Es gelang Anne nicht, schnell genug zu reagieren, als Jack ihr die Waffe aus der Hand riss und jene auf Blackbeard's Stirn richtete.
Sie hörte das verräterische Klicken der Entsicherung. Und noch dazu das dutzender Waffen mehr, die um sie herum gezogen und auf sie gerichtet wurden, in dem Moment, in dem ihr Käpt'n mit der Pistole auf den König der Piraten zielte.
„Jack ... es wird nichts ändern, wenn du ihm die Kugel in die Stirn jagst ..."
Mittlerweile zitterte auch sie. Sie hatte Angst. Aber nicht vor ihrem eigenen Tod, sondern davor, all ihre Freunde zu verlieren. Winston, Piet, Desna, Jaspal ...
Sie machte einen Schritt auf ihn zu. Als er sich nicht regte, noch einen und noch einen, bis sie vor ihm stand und die Schusslinie blockierte.
„Hören Sie auf Ihre Raubkatze, Jack", flötete Blackbeard. "Sie hat recht. Sie beide sind tot, noch ehe sie sich zu der Entscheidung durchgerungen haben, ob sie mir ein Loch in den Schädel pusten oder nicht."
Er grinste, als Jacks Hand mit der Waffe an seiner Stirn begann zu zittern.
Anne hob ihren unverletzten Arm. Sanft schmiegten sich ihre Finger um das kalte Metall des Laufs, nahmen ihn herunter, nur um sich ihn dann an die Brust zu pressen. „Drück ab. Es ist in Ordnung." Ihre Lippen bebten.
Sie spürte, wie ihre Knie unter ihr nachgaben. Haltlos sank sie vor ihm nieder. Seine Augen weiteten sich vor Entsetzen.
„Uns war mehr als genug Zeit vergönnt." War dem so? Sie ließ ihren Zweifeln keinen Raum, um sich weiter zu entfalten.
Ihre Worte, ihre Stimme, schienen auch ihm die Kraft und den Willen zu rauben, weiterhin aufrecht zu stehen, sodass sie sich Auge in Auge auf den blutbesudelten Planken der Revenge wiederfanden. Sie versuchte ihre Aufmerksamkeit von seiner bebenden Hand abzulenken, die die Pistole so fest umklammert hielt, dass die Sehnen und Knöchel weiß hervortraten. Ihr Fokus saugte sich an seinem Gesicht fest, seinen Augen, seinen Lippen.
Alles kam auf die nächsten Sekunden an. Auf das, was er tat. Und sie wusste, dass es nur einen Weg gab, um ihn dazu bewegen abzufeuern. Sie musste ihn bis aufs Blut reizen.

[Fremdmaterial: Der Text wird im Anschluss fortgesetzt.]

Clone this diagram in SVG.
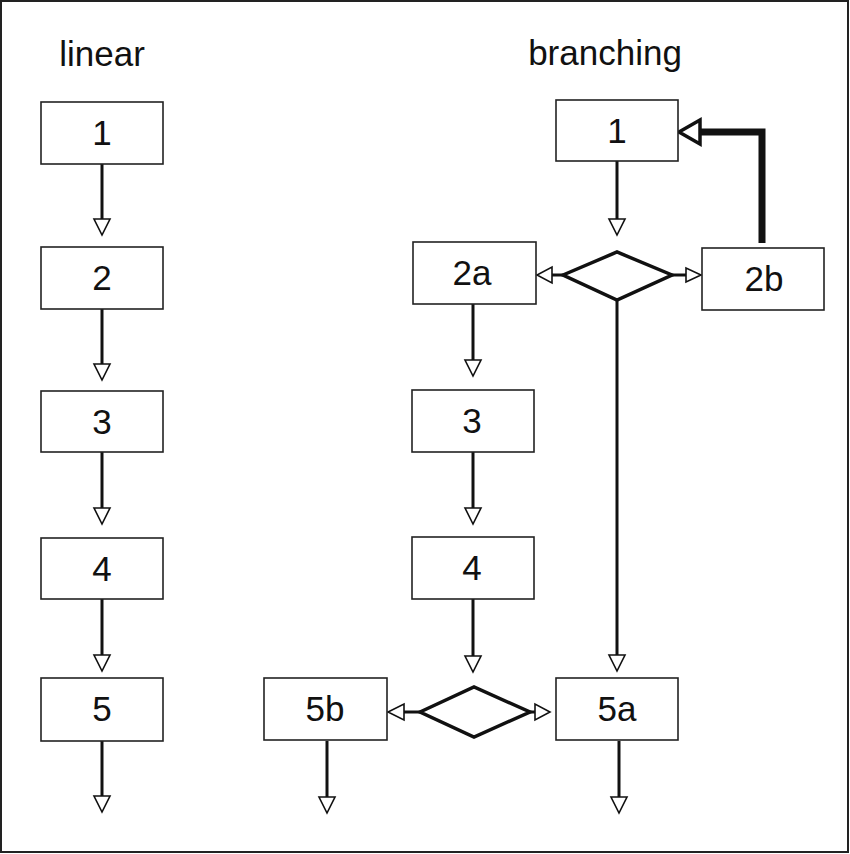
<svg xmlns="http://www.w3.org/2000/svg" width="850" height="854" viewBox="0 0 850 854">
<style>
.box{fill:#fff;stroke:#222;stroke-width:1.6}
.lbl{font-family:"Liberation Sans",Arial,sans-serif;font-size:35px;fill:#111;text-anchor:middle}
.ttl{font-family:"Liberation Sans",Arial,sans-serif;font-size:35px;fill:#111;text-anchor:middle}
.ln{fill:none;stroke:#111;stroke-width:3}
.dia{fill:#fff;stroke:#111;stroke-width:3.5;stroke-linejoin:miter}
.ah{fill:#fff;stroke:#111;stroke-width:1.6}
</style>
<rect x="1" y="1" width="847" height="851" fill="#fff" stroke="#222" stroke-width="2"/>
<text class="ttl" x="102" y="66">linear</text>
<text class="ttl" x="605" y="65">branching</text>

<g id="connectors">
  <line class="ln" x1="102" y1="164" x2="102" y2="219"/>
  <polygon class="ah" points="94,219 110,219 102,235"/>
  <line class="ln" x1="102" y1="309" x2="102" y2="364"/>
  <polygon class="ah" points="94,364 110,364 102,380"/>
  <line class="ln" x1="102" y1="452" x2="102" y2="508"/>
  <polygon class="ah" points="94,508 110,508 102,524"/>
  <line class="ln" x1="102" y1="599" x2="102" y2="655"/>
  <polygon class="ah" points="94,655 110,655 102,671"/>
  <line class="ln" x1="102" y1="741" x2="102" y2="796"/>
  <polygon class="ah" points="94,796 110,796 102,812"/>
  <line class="ln" x1="617" y1="161" x2="617" y2="219"/>
  <polygon class="ah" points="609,219 625,219 617,235"/>
  <line class="ln" x1="563" y1="275" x2="552" y2="275"/>
  <polygon class="ah" points="552,267 552,283 537,275"/>
  <line class="ln" x1="672" y1="275" x2="686" y2="275"/>
  <polygon class="ah" points="686,268 686,282 701,275"/>
  <polyline fill="none" stroke="#111" stroke-width="7" points="762,243 762,132 700,132"/>
  <polygon fill="#fff" stroke="#111" stroke-width="3.5" points="700,120 700,144 679,132"/>
  <line class="ln" x1="617" y1="300" x2="617" y2="655"/>
  <polygon class="ah" points="609,655 625,655 617,671"/>
  <line class="ln" x1="473" y1="304" x2="473" y2="360"/>
  <polygon class="ah" points="465,360 481,360 473,376"/>
  <line class="ln" x1="473" y1="452" x2="473" y2="508"/>
  <polygon class="ah" points="465,508 481,508 473,524"/>
  <line class="ln" x1="473" y1="599" x2="473" y2="656"/>
  <polygon class="ah" points="465,656 481,656 473,672"/>
  <line class="ln" x1="420" y1="712" x2="404" y2="712"/>
  <polygon class="ah" points="404,704 404,720 388,712"/>
  <line class="ln" x1="530" y1="712" x2="535" y2="712"/>
  <polygon class="ah" points="535,704 535,720 550,712"/>
  <line class="ln" x1="327" y1="741" x2="327" y2="797"/>
  <polygon class="ah" points="319,797 335,797 327,813"/>
  <line class="ln" x1="619" y1="741" x2="619" y2="797"/>
  <polygon class="ah" points="611,797 627,797 619,813"/>
</g>

<g id="L1"><rect class="box" x="41" y="102" width="122" height="62"/><text class="lbl" x="102" y="145">1</text></g>
<g id="L2"><rect class="box" x="41" y="247" width="122" height="62"/><text class="lbl" x="102" y="290">2</text></g>
<g id="L3"><rect class="box" x="41" y="391" width="122" height="61"/><text class="lbl" x="102" y="434">3</text></g>
<g id="L4"><rect class="box" x="41" y="538" width="122" height="61"/><text class="lbl" x="102" y="581">4</text></g>
<g id="L5"><rect class="box" x="41" y="678" width="122" height="63"/><text class="lbl" x="102" y="721">5</text></g>

<g id="B1"><rect class="box" x="556" y="100" width="122" height="61"/><text class="lbl" x="617" y="143">1</text></g>
<g id="D1"><polygon class="dia" points="563,275 617,252 672,275 617,300"/></g>
<g id="B2a"><rect class="box" x="413" y="242" width="123" height="62"/><text class="lbl" x="472" y="285">2a</text></g>
<g id="B2b"><rect class="box" x="702" y="248" width="122" height="62"/><text class="lbl" x="764" y="291">2b</text></g>
<g id="B3"><rect class="box" x="412" y="390" width="122" height="62"/><text class="lbl" x="472" y="433">3</text></g>
<g id="B4"><rect class="box" x="412" y="537" width="122" height="62"/><text class="lbl" x="472" y="580">4</text></g>
<g id="D2"><polygon class="dia" points="420,712 474,687 530,712 474,737"/></g>
<g id="B5b"><rect class="box" x="264" y="678" width="123" height="62"/><text class="lbl" x="325" y="721">5b</text></g>
<g id="B5a"><rect class="box" x="556" y="678" width="122" height="62"/><text class="lbl" x="617" y="721">5a</text></g>
</svg>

Er erwiderte nichts. Starrte sie einfach nur an. Die Furcht, die Machtlosigkeit in seinem Blick fügte ihr mehr Schmerz zu, als das genähte Loch in ihrem Fuß und der Arm in seiner stützenden Schlinge. „Jetzt tu es schon, verdammt! Oder bist du eine feige Sau, Jack?! Willst du als der Käpt'n in die Geschichte eingehen, der den Tod seiner ganzen Mannschaft zu verantworten hat, nur weil er nicht mehr Herr über sein eigenes Herz gewesen ist?! Weil er es nicht verschmerzen konnte, eine Frau zu ..."
Seine Lippen legten sich auf die ihren. Seine freie Hand schloss sich um ihren Oberkörper. Sein Zeigefinger krümmte sich um den Abzug.
Ein ohrenbetäubender Schrei entrang sich seiner Kehle, war Zeuge seiner inneren Qual, als er schließlich abdrückte.